Dans une interview accordée aujourd’hui au journal Izvestia, le Vice-Ministre russe des affaires étrangères, Sergey Ryabkov, a déclaré : « Ce n’est pas comme si les problèmes avaient commencé hier. Ils sont liés, pour l’essentiel, à l’aspiration des États-Unis à nier la Russie en tant que facteur clé indépendant de la vie internationale, et à nous imposer leurs propres approches sur toute une série de questions, y compris la manière dont nous devons vivre dans notre propre pays. »

M. Ryabkov a déclaré que l’Ukraine « est avant tout un projet géopolitique de Washington, une tentative d’élargir la sphère de sa propre influence, d’étendre ses outils pour renforcer ses positions qui, selon les aspirations des États-Unis, les aideront à dominer dans cette région du monde. Il s’agit, bien sûr, d’une méthode pour nous créer des difficultés, en empiétant sur notre sécurité.
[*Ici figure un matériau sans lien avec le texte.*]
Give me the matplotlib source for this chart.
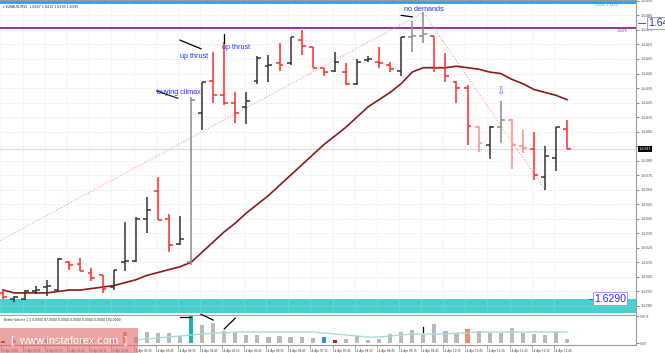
import numpy as np
import matplotlib
matplotlib.use("Agg")
import matplotlib.pyplot as plt
from matplotlib.patches import Rectangle

W, H = 665, 353

# ---- values: EURAUD M15, 14 Apr 2016 ----
opens = [1.6294, 1.6290, 1.6290, 1.6295, 1.6298, 1.6296, 1.6315, 1.6314, 1.6308, 1.6306,
         1.6298, 1.6315, 1.6316, 1.6345, 1.6364, 1.6345, 1.6328, 1.6315, 1.6418, 1.6440,
         1.6430, 1.6425, 1.6422, 1.6440, 1.6450, 1.6452, 1.6452, 1.6468, 1.6463, 1.6449,
         1.6447, 1.6446, 1.6438, 1.6454, 1.6453, 1.6451, 1.6447, 1.6470, 1.6471, 1.6471,
         1.6449, 1.6439, 1.6435, 1.6408, 1.6396, 1.6408, 1.6413, 1.6395, 1.6393, 1.6374,
         1.6387, 1.6407]
highs = [1.6295, 1.6292, 1.6296, 1.6299, 1.6303, 1.6318, 1.6316, 1.6318, 1.6311, 1.6306,
         1.6310, 1.6343, 1.6346, 1.6360, 1.6374, 1.6348, 1.6347, 1.6429, 1.6439, 1.6460,
         1.6467, 1.6432, 1.6432, 1.6457, 1.6458, 1.6466, 1.6470, 1.6475, 1.6463, 1.6449,
         1.6460, 1.6452, 1.6455, 1.6457, 1.6463, 1.6453, 1.6470, 1.6481, 1.6487, 1.6471,
         1.6459, 1.6440, 1.6437, 1.6409, 1.6409, 1.6426, 1.6414, 1.6406, 1.6405, 1.6395,
         1.6408, 1.6413]
lows = [1.6290, 1.6288, 1.6289, 1.6293, 1.6292, 1.6295, 1.6310, 1.6309, 1.6302, 1.6294,
        1.6296, 1.6309, 1.6315, 1.6335, 1.6344, 1.6322, 1.6327, 1.6313, 1.6406, 1.6425,
        1.6423, 1.6411, 1.6410, 1.6438, 1.6439, 1.6447, 1.6451, 1.6458, 1.6449, 1.6443,
        1.6446, 1.6437, 1.6437, 1.6453, 1.6449, 1.6446, 1.6443, 1.6460, 1.6466, 1.6446,
        1.6439, 1.6425, 1.6396, 1.6391, 1.6386, 1.6397, 1.6379, 1.6390, 1.6372, 1.6365,
        1.6378, 1.6393]
closes = [1.6291, 1.6291, 1.6295, 1.6296, 1.6299, 1.6317, 1.6313, 1.6309, 1.6304, 1.6297,
          1.6310, 1.6316, 1.6345, 1.6351, 1.6344, 1.6327, 1.6331, 1.6427, 1.6439, 1.6430,
          1.6425, 1.6418, 1.6426, 1.6456, 1.6451, 1.6451, 1.6470, 1.6464, 1.6449, 1.6446,
          1.6453, 1.6438, 1.6453, 1.6455, 1.6452, 1.6448, 1.6470, 1.6471, 1.6472, 1.6449,
          1.6443, 1.6435, 1.6409, 1.6397, 1.6408, 1.6413, 1.6396, 1.6394, 1.6375, 1.6388,
          1.6408, 1.6393]
ma_values = [1.6296, 1.6294, 1.6294, 1.6294, 1.6294, 1.6295, 1.6296, 1.6296, 1.6297, 1.6298,
             1.6299, 1.6301, 1.6303, 1.6306, 1.6308, 1.6310, 1.6312, 1.6315, 1.6322, 1.6329,
             1.6336, 1.6342, 1.6349, 1.6355, 1.6361, 1.6368, 1.6375, 1.6382, 1.6389, 1.6396,
             1.6402, 1.6408, 1.6415, 1.6422, 1.6427, 1.6432, 1.6438, 1.6446, 1.6449, 1.6449,
             1.6449, 1.6450, 1.6449, 1.6448, 1.6446, 1.6445, 1.6441, 1.6438, 1.6434, 1.6432,
             1.6430, 1.6427]
volumes = [43, 64, 85, 64, 85, 85, 64, 85, 85, 107,
           107, 235, 128, 235, 214, 214, 150, 577, 384, 427,
           256, 235, 171, 171, 128, 150, 128, 128, 107, 128,
           64, 85, 150, 64, 85, 192, 235, 278, 192, 406,
           256, 214, 299, 256, 214, 214, 320, 214, 192, 171,
           235, 87]
vol_avg_start = 12
vol_avg = [64, 85, 107, 128, 150, 171, 192, 214, 214, 235,
           235, 235, 235, 235, 235, 235, 235, 214, 192, 171,
           150, 128, 128, 150, 171, 192, 192, 192, 192, 214,
           214, 235, 235, 235, 235, 235, 235, 235, 235, 235]

levels = {"blue": 1.6494, "purple": 1.6476}
support_zone = (1.6280, 1.6290)
trend_up = ([-0.27, 38], [1.6330, 1.6487])
trend_down = ([38, 49], [1.6487, 1.6365])

tick_labels = ["14 Apr 2016", "14 Apr 00:45", "14 Apr 01:15", "14 Apr 01:45", "14 Apr 02:15",
               "14 Apr 02:45", "14 Apr 03:15", "14 Apr 03:45", "14 Apr 04:15", "14 Apr 04:45",
               "14 Apr 05:15", "14 Apr 05:45", "14 Apr 06:15", "14 Apr 06:45", "14 Apr 07:15",
               "14 Apr 07:45", "14 Apr 08:15", "14 Apr 08:45", "14 Apr 09:15", "14 Apr 09:45",
               "14 Apr 10:15", "14 Apr 10:45", "14 Apr 11:15", "14 Apr 11:45", "14 Apr 12:15",
               "14 Apr 12:45"]
price_ticks = [1.6495, 1.6485, 1.6475, 1.6465, 1.6455, 1.6445, 1.6435, 1.6425, 1.6415, 1.6405,
               1.6395, 1.6385, 1.6375, 1.6365, 1.6355, 1.6345, 1.6335, 1.6325, 1.6315, 1.6305,
               1.6295, 1.6285]

# ---- styles ----
DK, GR, RD, PK = "#333333", "#8a8a8a", "#ff2a2a", "#ff8c8c"
bar_colors = [RD, DK, DK, DK, DK, DK, RD, RD, RD, RD,
              DK, DK, DK, DK, RD, RD, DK, GR, DK, RD,
              RD, RD, DK, DK, DK, RD, DK, RD, RD, RD,
              DK, RD, DK, DK, RD, RD, DK, GR, GR, RD,
              RD, RD, RD, PK, DK, GR, PK, PK, RD, DK,
              DK, RD]
VG = "#b9b9b9"
vol_colors = [VG] * len(volumes)
vol_colors[0] = "#b22222"
vol_colors[3] = "#3b8beb"
vol_colors[11] = "#f58a6a"
vol_colors[17] = "#20b2aa"
vol_colors[29] = "#3b8beb"
vol_colors[30] = "#b22222"
vol_colors[42] = "#f58a6a"

ANN = "#2a2aff"
SANS = "Liberation Sans"


def px_rect(x0, y0, x1, y1):
    return [x0 / W, 1 - y1 / H, (x1 - x0) / W, (y1 - y0) / H]


fig = plt.figure(figsize=(W / 100, H / 100), dpi=100)
fig.patch.set_facecolor("white")

idx = np.arange(len(closes))
xlim = (-0.27, 57.23)
tick_pos = np.arange(len(tick_labels)) * 2 - 0.2

# ---------------- price panel ----------------
ax = fig.add_axes(px_rect(0, 0, 636, 316))
ax.set_xlim(*xlim)
ax.set_ylim(1.62781, 1.64956)

ax.set_xticks(tick_pos)
ax.set_xticklabels([])
ax.tick_params(axis="x", length=0)
ax.set_yticks(price_ticks)
# the current-price box covers the label closest to the last close
ax.set_yticklabels(["" if abs(p - closes[-1]) < 0.0004 else "%.4f" % p for p in price_ticks])
ax.yaxis.tick_right()
ax.tick_params(axis="y", labelsize=2.6, length=2, pad=1, colors="#555555", width=0.5)
ax.grid(True, color="#d4d4d4", lw=0.5, ls=(0, (1, 2)))
ax.spines["left"].set_visible(False)
ax.spines["top"].set_color("#9a9a9a")
ax.spines["right"].set_color("#9a9a9a")
ax.spines["bottom"].set_color("#a0a0a0")
ax.spines["bottom"].set_linewidth(1.6)

ax.axhspan(*support_zone, color="#48d1cc", lw=0, zorder=1)
ax.axhline(levels["blue"], color="#3399ff", lw=2, zorder=2)
ax.axhline(levels["purple"], color="#993399", lw=1.4, zorder=2)
ax.axhline(closes[-1], color="#dcdcdc", lw=0.8, zorder=1)

ax.plot(*trend_up, color="#ff9c9c", lw=0.8, ls=(0, (1, 1.5)), zorder=2)
ax.plot(*trend_down, color="#ff9c9c", lw=0.8, ls=(0, (1, 1.5)), zorder=2)
ax.plot(idx, ma_values, color="#8b1a1a", lw=1.2, zorder=3)

ax.vlines(idx, lows, highs, colors=bar_colors, lw=1.1, zorder=4)
ax.hlines(opens, idx - 0.35, idx, colors=bar_colors, lw=1.1, zorder=4)
ax.hlines(closes, idx, idx + 0.35, colors=bar_colors, lw=1.1, zorder=4)

# annotations
ax.text(13.9, 1.6432, "buying climax", color=ANN, fontsize=5.2, family=SANS, va="center", zorder=5)
ax.text(16.0, 1.6457, "up thrust", color=ANN, fontsize=5.2, family=SANS, va="center", zorder=5)
ax.text(19.8, 1.6463, "up thrust", color=ANN, fontsize=5.2, family=SANS, va="center", zorder=5)
ax.text(36.3, 1.6489, "no demands", color=ANN, fontsize=5.2, family=SANS, va="center", zorder=5)
ax.text(45.0, 1.6433, "\u21e9", color="#4466ff", fontsize=7, ha="center", va="center", zorder=5)
ax.plot([16.0, 17.9], [1.6468, 1.6462], color="black", lw=0.9, zorder=5)
ax.plot([13.9, 15.8], [1.6433, 1.6428], color="#1a1a60", lw=0.9, zorder=5)
ax.plot([19.98, 19.98], [1.6472, 1.6466], color="black", lw=0.9, zorder=5)
ax.plot([36.0, 37.0], [1.6485, 1.6484], color="black", lw=0.9, zorder=5)

ax.text(53.4, 1.64925, "1.6494 (1.6494)", color="#3399ff", fontsize=2.2, ha="left", va="center")
ax.text(55.5, 1.6474, "1.6476", color="#993399", fontsize=2.2, ha="left", va="center")

ax.plot([53.0, 53.4], [1.6290, 1.6290], color=ANN, lw=0.6, zorder=6)
ax.text(53.45, 1.6290, "1.6290", color=ANN, fontsize=7.5, family=SANS, va="center", ha="left",
        bbox=dict(boxstyle="square,pad=0.12", fc="white", ec="#8a8aff", lw=0.6), zorder=6)

ax.text(1.004, closes[-1], "%.4f" % closes[-1], transform=ax.get_yaxis_transform(),
        fontsize=2.6, color="white", va="center", ha="left",
        bbox=dict(boxstyle="square,pad=0.25", fc="black", ec="none"), zorder=7)

fig.text(3 / W, 1 - 7 / H, "\u25be EURAUD,M15  1.6407 1.6413 1.6393 1.6393", fontsize=2.3,
         color="#222222", va="center")
fig.lines.append(plt.Line2D([638 / W, 645 / W], [1 - 23 / H, 1 - 23 / H], transform=fig.transFigure,
                            color=ANN, lw=0.6))
# price flag partly outside the picture, as in the screenshot
fig.text(648 / W, 1 - 23 / H, "1.6494", color=ANN, fontsize=7.5, family=SANS, va="center",
         bbox=dict(boxstyle="square,pad=0.12", fc="white", ec="#8a8aff", lw=0.6))

# ---------------- volume panel ----------------
vax = fig.add_axes(px_rect(0, 316, 636, 345))
vax.set_xlim(*xlim)
vax.set_ylim(-42.7, 576.8)
vax.bar(idx, volumes, width=0.38, color=vol_colors, zorder=3)
vax.plot(idx[vol_avg_start:], vol_avg, color="#a6dcdc", lw=1.0, zorder=4)
vax.plot([16.0, 17.0], [565, 565], color="black", lw=0.9, zorder=5)
vax.plot([17.9, 19.0], [615, 490], color="black", lw=0.9, clip_on=False, zorder=5)
vax.plot([20.0, 21.0], [300, 530], color="black", lw=0.9, zorder=5)
vax.plot([38.0, 38.0], [340, 230], color="black", lw=0.9, zorder=5)

vax.set_xticks(tick_pos)
vax.set_xticklabels(tick_labels, fontsize=2.0, ha="left", color="#333333")
vax.tick_params(axis="x", length=2, pad=1, width=0.5, colors="#777777", labelcolor="#333333")
vax.yaxis.tick_right()
vax.set_yticks([0, 576.8])
vax.set_yticklabels(["0.00", "576.8"])
vax.tick_params(axis="y", labelsize=2.3, length=2, pad=1, colors="#555555", width=0.5)
vax.spines["left"].set_visible(False)
vax.spines["top"].set_visible(False)
vax.spines["right"].set_color("#9a9a9a")
vax.spines["bottom"].set_color("#9a9a9a")
vax.text(0.007, 0.93, "Better Volume 1.3 0.0000 87.0000 0.0000 0.0000 0.0000 0.0000 192.0000",
         transform=vax.transAxes, fontsize=2.2, color="#222222", va="top")

# watermark
fig.add_artist(Rectangle((0, 0), 138 / W, 25 / H, transform=fig.transFigure,
                         fc="#e06a6a", alpha=0.6, ec="none", zorder=10))
fig.text(69 / W, 12 / H, "[  www.instaforex.com  ]", color="white", fontsize=7.9, family=SANS,
         ha="center", va="center", zorder=11)

fig.savefig("out.png", dpi=100)
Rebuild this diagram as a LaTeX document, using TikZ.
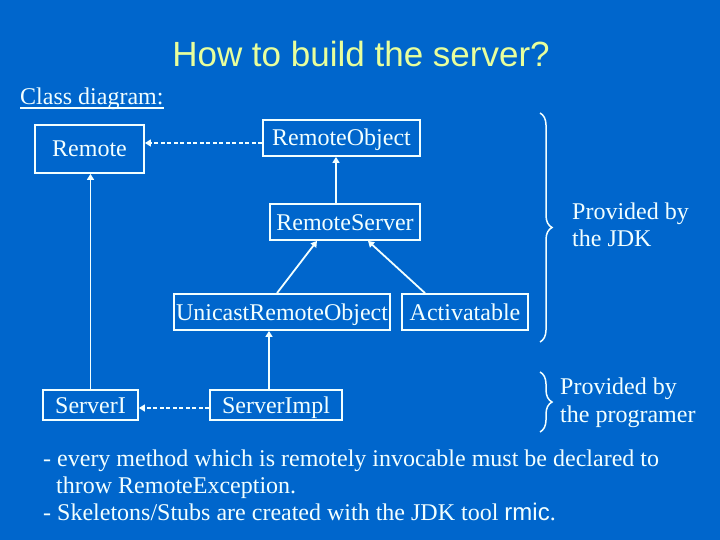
\documentclass[tikz,border=0pt]{standalone}
\usepackage{fontspec}
\setmainfont{Liberation Serif}
\setsansfont{Liberation Sans}
\usetikzlibrary{arrows.meta,decorations.pathreplacing}
\definecolor{slideblue}{HTML}{0066CC}
\definecolor{titleyellow}{HTML}{E8FF9C}
\definecolor{chalk}{HTML}{F2FFFF}
\newcommand{\slideul}[1]{\setbox0\hbox{#1}\rlap{\copy0}\rule[-3.75pt]{\wd0}{1.5pt}}
\begin{document}
\begin{tikzpicture}[x=1pt,y=-1pt,
        klass/.style={draw=chalk,line width=1.8pt,text=chalk,inner sep=0pt,text height=18pt,text depth=2pt,font=\fontsize{24}{28}\selectfont},
        txt/.style={text=chalk,inner sep=0pt,font=\fontsize{24}{28}\selectfont},
        generalise/.style={draw=chalk,line width=1.8pt,-{Triangle[length=6pt,width=7pt]}},
        realise/.style={generalise,dash pattern=on 4pt off 2.5pt},
        group/.style={draw=chalk,line width=1.5pt,decorate,decoration={brace,amplitude=12pt}}]
        \fill [slideblue] (0,0) rectangle (720,540);
        \useasboundingbox (0,0) rectangle (720,540);
        \node (title) [anchor=base,text=titleyellow,font=\sffamily\fontsize{35}{40}\selectfont] at (361,67) {How to build the server?};
        \node (classdiag) [txt,anchor=base west] at (20,105) {\slideul{Class diagram:}};
        \node (remote) [klass,minimum width=109pt,minimum height=48pt] at (89.5,149) {Remote};
        \node (robj) [klass,minimum width=157pt,minimum height=36pt] at (341.5,138) {RemoteObject};
        \node (rserv) [klass,minimum width=150pt,minimum height=36pt] at (345,222) {RemoteServer};
        \node (uro) [klass,minimum width=216pt,minimum height=36pt] at (282,312) {UnicastRemoteObject};
        \node (act) [klass,minimum width=126pt,minimum height=36pt] at (465,312) {Activatable};
        \node (servi) [klass,minimum width=95pt,minimum height=30pt] at (90.5,405) {ServerI};
        \node (simpl) [klass,minimum width=132pt,minimum height=30pt] at (276,405) {ServerImpl};
        \draw [realise] ([yshift=-5pt]robj.west) -- ([yshift=-5pt]robj.west -| remote.east);
        \draw [realise] ([yshift=-3pt]simpl.west) -- ([yshift=-3pt]simpl.west -| servi.east);
        \draw [generalise] (servi.north) -- (servi.north |- remote.south);
        \draw [generalise] ([xshift=-9pt]rserv.north) -- ([xshift=-9pt]rserv.north |- robj.south);
        \draw [generalise] ([xshift=-5pt]uro.north) -- ([xshift=-28pt]rserv.south);
        \draw [generalise] ([xshift=-40pt]act.north) -- ([xshift=23pt]rserv.south);
        \draw [generalise] ([xshift=-7pt]simpl.north) -- ([xshift=-7pt]simpl.north |- uro.south);
        \coordinate (jdktop) at (540,113);
        \coordinate (jdkbot) at (540,342);
        \draw [group] (jdktop) -- (jdkbot);
        \node (jdk) [txt,anchor=base west,align=left] at (572,247) {Provided by\\the JDK};
        \coordinate (progtop) at (540,372);
        \coordinate (progbot) at (540,432);
        \draw [group] (progtop) -- (progbot);
        \node (prog) [txt,anchor=base west,align=left] at (560,422) {Provided by\\the programer};
        \node (note) [txt,anchor=base west,align=left,font=\fontsize{24}{27}\selectfont] at (43,520) {- every method which is remotely invocable must be declared to\\\hspace*{13pt}throw RemoteException.\\- Skeletons/Stubs are created with the JDK tool {\sffamily rmic}.};
    \end{tikzpicture}
\end{document}
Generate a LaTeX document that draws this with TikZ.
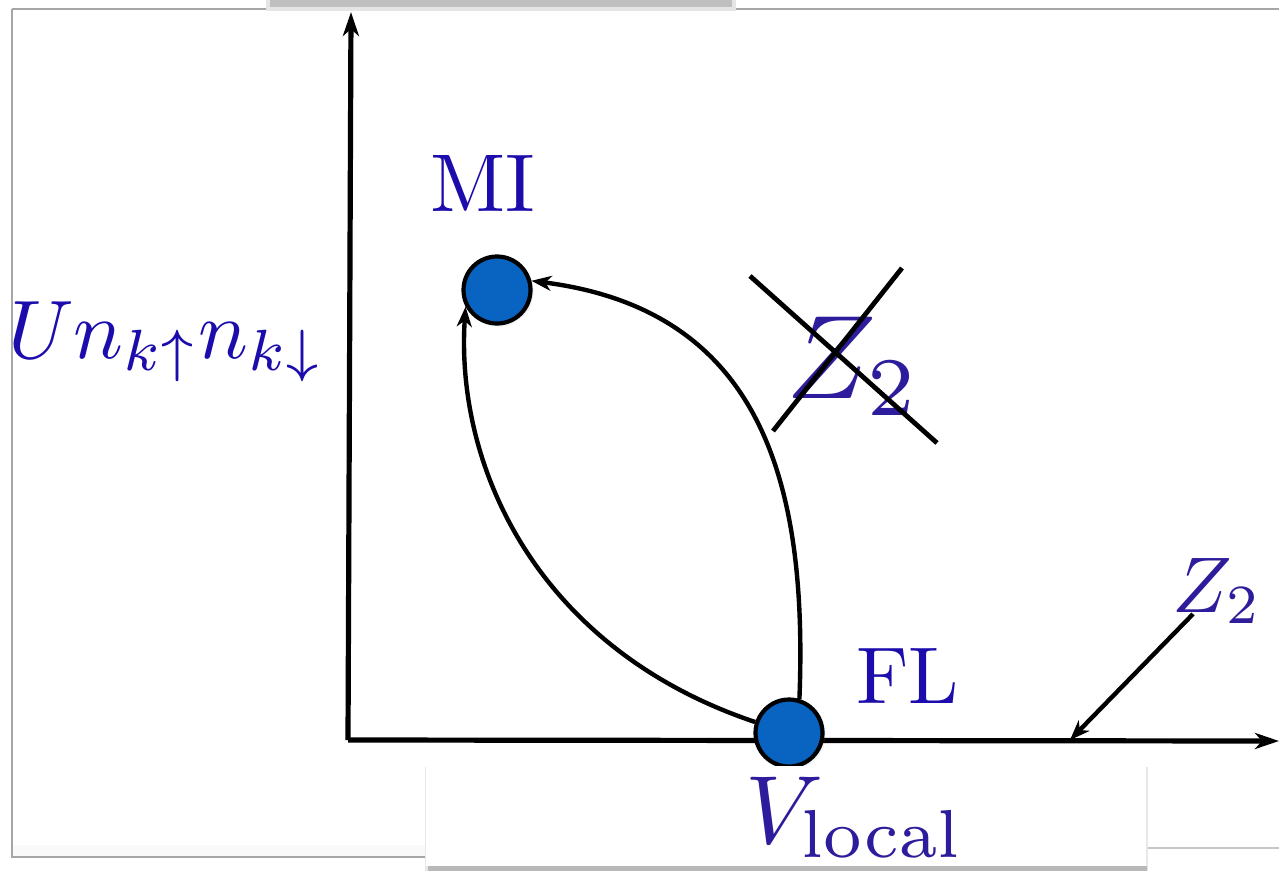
\documentclass[tikz,border=0pt]{standalone}
\usetikzlibrary{arrows.meta,shadows}
\definecolor{txtblue}{RGB}{28,12,172}
\definecolor{txtviolet}{RGB}{45,28,155}
\definecolor{ballblue}{RGB}{8,100,192}
\begin{document}
\begin{tikzpicture}[x=1pt,y=-1pt,
  lbl/.style={text=txtblue, inner sep=0pt, anchor=base west},
  lblv/.style={text=txtviolet, inner sep=0pt, anchor=base west},
  ball/.style={circle, draw=black, line width=4.2pt, fill=ballblue, minimum size=67pt, inner sep=0pt,
    circular drop shadow={opacity=0.25, shadow xshift=1.5pt, shadow yshift=-1.5pt, shadow scale=1.06}},
  axis/.style={line width=5.2pt, -{Stealth[length=24pt,width=16pt,inset=7pt]}},
  flow/.style={line width=4.4pt, -{Stealth[length=20pt,width=15pt,inset=6pt]}},
  crossline/.style={line width=4.8pt},
  frameline/.style={draw=gray!70, line width=2.6pt}]
\useasboundingbox (0,0) rectangle (1279,871);
% window frame
\fill[gray!5] (12,845) rectangle (426,857);
\draw[frameline] (12,9) -- (1279,9);
\draw[frameline] (12,9) -- (12,857) -- (426,857);
\draw[draw=gray!45, line width=1.8pt] (1146,848) -- (1279,848);
\fill[gray!20] (266,0) rectangle (736,11);
\fill[gray!50] (270,0) rectangle (732,7);
% axes
\coordinate (orig) at (348,740);
\coordinate (ytop) at (351,12);
\coordinate (xend) at (1279,741);
\draw[axis] (orig) -- (ytop);
\draw[axis] (orig) -- (xend);
% states
\node[ball] (mi) at (497,290) {};
\node[ball] (fl) at (789,733) {};
% flows
\draw[flow] (fl.162) .. controls (540,650) and (455,470) .. (mi.208);
\draw[flow] (fl.73) .. controls (808,480) and (760,310) .. (mi.15);
% labels
\node[lbl] (milbl) at (430,211) {\scalebox{8.2}{MI}};
\node[lbl] (fllbl) at (856,703) {\scalebox{8.05}{FL}};
\node[lbl] (ulbl) at (8,358) {\scalebox{8.3}{$Un_{k\uparrow}n_{k\downarrow}$}};
\node[lblv] (z2x) at (786,398) {\scalebox{11.9}{$Z_2$}};
\node[lblv] (z2r) at (1172,612) {\scalebox{7.9}{$Z_2$}};
% crossed Z2
\coordinate (ca1) at (750,276);
\coordinate (ca2) at (937,443);
\coordinate (cb1) at (902,268);
\coordinate (cb2) at (773,431);
\draw[crossline] (ca1) -- (ca2);
\draw[crossline] (cb1) -- (cb2);
% Z2 pointer
\coordinate (zs) at (1193,614);
\coordinate (ze) at (1070,740);
\draw[flow] (zs) -- (ze);
% bottom caption box
\fill[gray!18] (425,767) rectangle (1148,871);
\fill[gray!55] (428,866) rectangle (1147,871);
\fill[white] (426,766) rectangle (1146,866);
\node[lblv] (vloc) at (745,843) {\scalebox{9.7}{$V_{\mathrm{local}}$}};
\end{tikzpicture}
\end{document}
Nous le disons ouvertement : nous avons certaines lignes rouges que nous ne permettrons à personne de franchir ; nous avons une exigence très claire… Moscou a besoin de garanties juridiques extrêmement fiables pour sa sécurité. »

Il a conclu par l’avertissement que Moscou continuera à mettre en évidence pour les membres de l’OTAN que la sécurité de l’alliance n’augmentera pas en cas d’expansion et que les conséquences de cette démarche seraient graves. (Lire ici la transcription complète de cette importante interview de Ryabkov avec Izvestia).

Par ailleurs, M. Ryabkov aurait également déclaré aujourd’hui à l’agence de presse gouvernementale RIA Novosti que « notre réponse sera militaire » si l’OTAN ne garantit pas à Moscou la fin de son expansion vers l’Est. « Il y aura une confrontation. Il n’y a fondamentalement aucune confiance dans l’OTAN. Par conséquent, nous ne jouons plus à ce genre de jeu et ne croyons pas aux assurances de l’OTAN. »

En clair, la Russie rejette le sophisme des États-Unis concernant une menace d’invasion de l’Ukraine par la Russie afin de détourner l’attention de ce qui est réellement en jeu ici – à savoir le refus de Moscou d’accepter toute nouvelle expansion de l’OTAN vers l’Est dans l’espace post-soviétique.

Le moment critique arrive maintenant que la Russie a appris à ses dépens que les assurances verbales des Occidentaux n’ont aucun caractère sacré. L’ironie suprême est que Gorbatchev et Baker sont toujours en vie.